I think it is silly to suggest that C++ is anywhere near as safe as Ocaml or
any ML derivative. There is a world of difference between a language that
_can_ be used safely by following good programming practices (and I am
skeptical even that C++ satisifies this claim), and one that _enforces_ them
statically. For me, at least, it is the latter fact that makes ML most
Anyway, let me address the non-technical issues:
> >Lack of a reference: Is this really a fair criticism?
> It is irrelevant whether it is FAIR or not.
> The issue at hand related to whether management should choose
> C++ or ocaml. Fairness is relevant only by relation to
> the requirements, not the background of the product.
> I could say it is NOT fair to say C++ is overly complex,
> since it is designed as an extension of the woeful C language.
> But I won't say that, because it isn't relevant: C++ really
> is complex, and the 'why' of it isn't important.
OK, that's sensible. Then let me suggest this: although there is no
(English) literature on Ocaml per se, there is certainly a significant
amount of literature on functional programming in general, and a huge amount
on the mathematical foundations of functional programming. I've always found
that, although the details are of course different, the important points
carry across very well. That's one reason I don't find this such a big
problem, personally. If you know Haskell, or Scheme, or lambda-calculus, or
universal algebra, or type theory... you essentially know Ocaml.

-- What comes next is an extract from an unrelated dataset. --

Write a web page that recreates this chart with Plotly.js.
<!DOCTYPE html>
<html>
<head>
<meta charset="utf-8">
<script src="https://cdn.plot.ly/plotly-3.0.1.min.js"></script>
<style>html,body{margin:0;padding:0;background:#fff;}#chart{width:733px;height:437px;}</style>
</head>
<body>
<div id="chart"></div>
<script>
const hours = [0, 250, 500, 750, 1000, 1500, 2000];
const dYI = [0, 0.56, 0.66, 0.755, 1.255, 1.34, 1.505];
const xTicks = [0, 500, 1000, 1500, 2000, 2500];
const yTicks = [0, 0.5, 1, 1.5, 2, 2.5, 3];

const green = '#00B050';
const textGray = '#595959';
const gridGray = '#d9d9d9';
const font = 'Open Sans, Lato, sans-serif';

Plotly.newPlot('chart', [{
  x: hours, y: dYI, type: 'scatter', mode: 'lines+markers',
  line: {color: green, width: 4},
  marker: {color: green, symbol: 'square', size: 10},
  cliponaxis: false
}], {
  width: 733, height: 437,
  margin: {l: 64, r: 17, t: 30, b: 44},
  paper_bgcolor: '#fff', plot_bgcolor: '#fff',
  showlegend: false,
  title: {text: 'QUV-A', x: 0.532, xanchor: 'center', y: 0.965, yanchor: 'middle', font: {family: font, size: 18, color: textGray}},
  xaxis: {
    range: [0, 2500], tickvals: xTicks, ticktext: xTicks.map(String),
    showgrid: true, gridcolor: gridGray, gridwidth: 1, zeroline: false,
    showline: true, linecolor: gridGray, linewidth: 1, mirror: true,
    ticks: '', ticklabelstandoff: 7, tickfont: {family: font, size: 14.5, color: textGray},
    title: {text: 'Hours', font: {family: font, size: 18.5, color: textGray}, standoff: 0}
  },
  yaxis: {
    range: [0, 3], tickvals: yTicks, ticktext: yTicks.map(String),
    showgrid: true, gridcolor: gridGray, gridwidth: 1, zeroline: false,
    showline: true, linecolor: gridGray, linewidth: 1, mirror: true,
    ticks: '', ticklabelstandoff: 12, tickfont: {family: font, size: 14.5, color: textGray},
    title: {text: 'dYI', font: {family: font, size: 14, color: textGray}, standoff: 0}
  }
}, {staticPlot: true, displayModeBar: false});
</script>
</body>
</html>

Of course, more literature never hurts either.
> >Lack of ISO standardization: Who cares?
> A very large number of organisations.
> I do too because either I can tell the vendor that their
> product doesn't meet specifications,
> or I can lodge a Defect Report, saying the specifications are unclear or
> I can't do that for ocaml -- although I can appeal
> to this newsgroup for help.
Sure you can. You can write the implementors. They read this list anyway.
> >I don't think it is logical to criticize a _language_ for not being
> >used, not having third-party publications, or lacking ISO
> >That sounds more like a criticism of language _users_. :)
> I wan't being critical of the language per se, I was pointing
> out that there are arguments in favour of management using C++:
> clearly there are more arguments than just technical ones,
> and they cannot be dismissed.
> I'm just commencing an IT project where the implementation
> language will be C/C++. Much as I _personally_ would like to use
> ocaml, I'm not even going to suggest it. All the other programmers
> use C/C++ and there simply isn't time for them to learn ocaml.
> The customer wants C/C++ too. He may have reasons beyond
> mere 'programmer availability' -- such as being able to
> read the code himself, and being able to sell the product
> to clients that may require C++, or even an ISO Standardised
> language (most government agencies seem to require that).
> These arguments are not technical: they're social.
> I should say: I have reasons for liking ocaml
> other than the language. It is based on category theory,
> and is developed by mathematicians. THAT gives me
> much more faith than anything else.
Me too. Although I like Standard ML better from this perspective, since for
example it has a published semantics.